Work has begun on a two-year, $86-million project to remodel the Compton Union Building. The plan is to modernize the 1951 building, carving out 53,000 square feet for stores and restaurants, installing a new state-of-the-art auditorium, and introducing more light and style.

The price tag, 60 percent of which will be covered by a student assessment of $120 a semester, is the highest in Washington State University history. That’s because at six stories and 235,000 square feet, the CUB is one of WSU’s largest buildings, says Travis Duncan ’05, the CUB project coordinator. The renovation involves gutting the entire building and the costly endeavor of refitting everything, including windows, wiring, plumbing, and mechanical elements, he says.

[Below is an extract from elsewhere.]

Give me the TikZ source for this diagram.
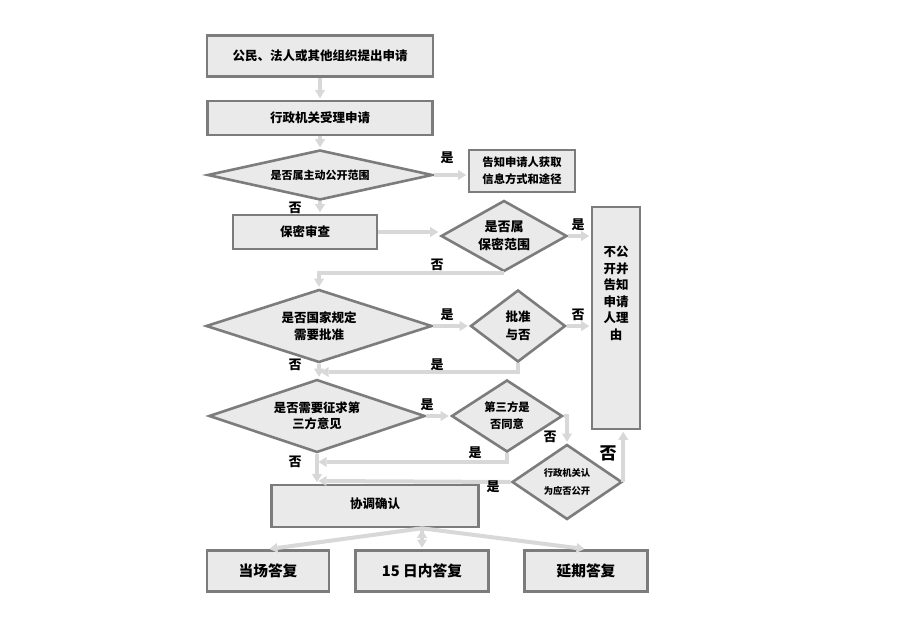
\documentclass[tikz,border=0pt]{standalone}
\usepackage{fontspec}
\setmainfont{Noto Sans CJK SC}
\usetikzlibrary{shapes.geometric, arrows.meta}
\definecolor{boxfill}{HTML}{EAEAEA}
\definecolor{boxline}{HTML}{7C7C7C}
\definecolor{flowgray}{HTML}{D8D8D8}
\tikzset{box node/.style={rectangle,fill=boxfill,draw=boxline,line width=2.6pt,inner sep=0pt,align=center,font=\bfseries\fontsize{12.5}{17}\selectfont}}
\tikzset{test node/.style={diamond,fill=boxfill,draw=boxline,line width=2.6pt,inner sep=0pt,align=center,font=\bfseries\fontsize{12.5}{17}\selectfont}}
\tikzset{flow/.style={draw=flowgray,line width=4pt,shorten >=1.5pt,-{Triangle[length=8pt,width=10pt,line width=0pt,color=flowgray]}}}
\tikzset{answer/.style={inner sep=0pt,font=\bfseries\fontsize{13}{13}\selectfont}}

\begin{document}
\begin{tikzpicture}[x=1pt,y=-1pt]
        \useasboundingbox[fill=white] (0,0) rectangle (905,617);

        \node[box node, minimum width=226pt, minimum height=41pt] (1) at (320,56) {公民、法人或其他组织提出申请};
        \node[box node, minimum width=225pt, minimum height=34pt] (2) at (320,118) {行政机关受理申请};
        \node[test node, aspect=4.5, minimum width=225pt, minimum height=50pt, font=\bfseries\fontsize{11}{14}\selectfont] (3) at (320,175) {是否属主动公开范围};
        \node[box node, minimum width=106pt, minimum height=42pt, font=\bfseries\fontsize{11.3}{17}\selectfont] (4) at (522,171) {告知申请人获取\\信息方式和途径};
        \node[box node, minimum width=144pt, minimum height=34pt] (5) at (305,232) {保密审查};
        \node[test node, aspect=1.7, minimum width=126pt, minimum height=71pt, font=\bfseries\fontsize{13}{18}\selectfont] (6) at (504,236) {是否属\\保密范围};
        \node[box node, minimum width=48pt, minimum height=222pt,
              label={[inner sep=0pt, anchor=north, yshift=-40pt, align=center, font=\bfseries\fontsize{12.5}{16.6}\selectfont]north:{不公\\开并\\告知\\申请\\人理\\由}}] (7) at (616,318) {};
        \node[test node, aspect=3, minimum width=226pt, minimum height=73pt] (8) at (319,326) {是否国家规定\\需要批准};
        \node[test node, aspect=1.3, minimum width=95pt, minimum height=72pt, font=\bfseries\fontsize{12.5}{18}\selectfont] (9) at (518,326) {批准\\与否};
        \node[test node, aspect=3, minimum width=216pt, minimum height=73pt, font=\bfseries\fontsize{12.3}{16.5}\selectfont] (10) at (317,416) {是否需要征求第\\三方意见};
        \node[test node, aspect=1.5, minimum width=111pt, minimum height=72pt, font=\bfseries\fontsize{11.3}{17}\selectfont] (11) at (507,416) {第三方是\\否同意};
        \node[test node, aspect=1.5, minimum width=110pt, minimum height=75pt, font=\bfseries\fontsize{9.3}{18}\selectfont] (12) at (567,482) {行政机关认\\为应否公开};
        \node[box node, minimum width=207pt, minimum height=42pt] (13) at (375,506) {\raisebox{6pt}{协调确认}};
        \node[box node, minimum width=122pt, minimum height=41pt, font=\bfseries\fontsize{14.7}{17}\selectfont] (14) at (268,571) {当场答复};
        \node[box node, minimum width=133pt, minimum height=41pt, font=\bfseries\fontsize{14.7}{17}\selectfont] (15) at (422,571) {15 日内答复};
        \node[box node, minimum width=123pt, minimum height=41pt, font=\bfseries\fontsize{14.7}{17}\selectfont] (16) at (586,571) {延期答复};

        % meeting points on the left trunk
        \coordinate (m1) at (319,372);
        \coordinate (m2) at (317,462);
        \coordinate (m3) at (317,481);

        \path[flow]
        (1) edge (2)
        (2) edge (3)
        (3.east) edge (3.east -| 4.west)
        (3.south) edge (3.south |- 5.north)
        (5.east) edge (5.east -| 6.west)
        (6.east) edge (6.east -| 7.west)
        (8.east) edge (9.west)
        (9.east) edge (9.east -| 7.west)
        (8.south) edge (8.south |- 10.north)
        (10.east) edge (10.east -| 11.west)
        (12.west) edge (m3)
        (10.south) edge (10.south |- 13.north)
        (13.south -| 15.north) edge (14.north)
        (13.south -| 15.north) edge (15.north)
        (13.south -| 15.north) edge (16.north);
        \draw[flow] (6.south) -| (8.north);
        \draw[flow] (9.south) |- (m1);
        \draw[flow] (11.east) -| (12.north);
        \draw[flow] (11.south) |- (m2);
        \draw[flow] (12.east) -- (7.south -| 12.east);

        % yes / no
        \node[answer] (a1) at (447,158) {是};
        \node[answer] (a2) at (295,208) {否};
        \node[answer] (a3) at (578,225) {是};
        \node[answer] (a4) at (437,265) {否};
        \node[answer] (a5) at (447,315) {是};
        \node[answer] (a6) at (578,315) {否};
        \node[answer] (a7) at (437,365) {是};
        \node[answer] (a8) at (295,365) {否};
        \node[answer] (a9) at (427,405) {是};
        \node[answer] (a10) at (550,437) {否};
        \node[answer] (a11) at (475,453) {是};
        \node[answer] (a12) at (295,462) {否};
        \node[answer] (a13) at (493,487) {是};
        \node[answer, font=\bfseries\fontsize{17}{17}\selectfont] (a14) at (608,453) {否};
    \end{tikzpicture}
\end{document}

The structure, which now seems like a cave in some places and a maze in others, will be as big and as open as possible, says architect Stephanie Kingsnorth of Pfeiffer Partners, the Los Angeles-based firm that, along with Integrus Architecture of Spokane, is planning and running the renovation of the 55-year-old structure.

The plan is not to overwhelm the vintage building with a new architectural statement, but to update it, enhance the entries so the CUB is welcoming on all four sides, and make it more environmentally friendly, say the designers. “We’re doing it right this time,” says Duncan.

The bulk of the retail space will go to the Student Book Corporation (Bookie), which is in its second year of a 10-year management contract with Barnes and Noble College. The store is destined for the northwest corner of the building and will occupy two floors. The Bookie’s rent, along with money from other new retail entities, will defray the costs of the building for the students, says Isaac Wells, president of the Associated Students of Washington State University.

The project is scheduled to start May 15, 2006 and should be ready for a grand opening before the start of fall semester in August 2008.

It will be a hardship to have the CUB closed for two years, say the planners, who spent spring semester relocating 35 student programs and organizations to other parts of campus. But in the end, WSU will have a student union that will last the next half-century, they say.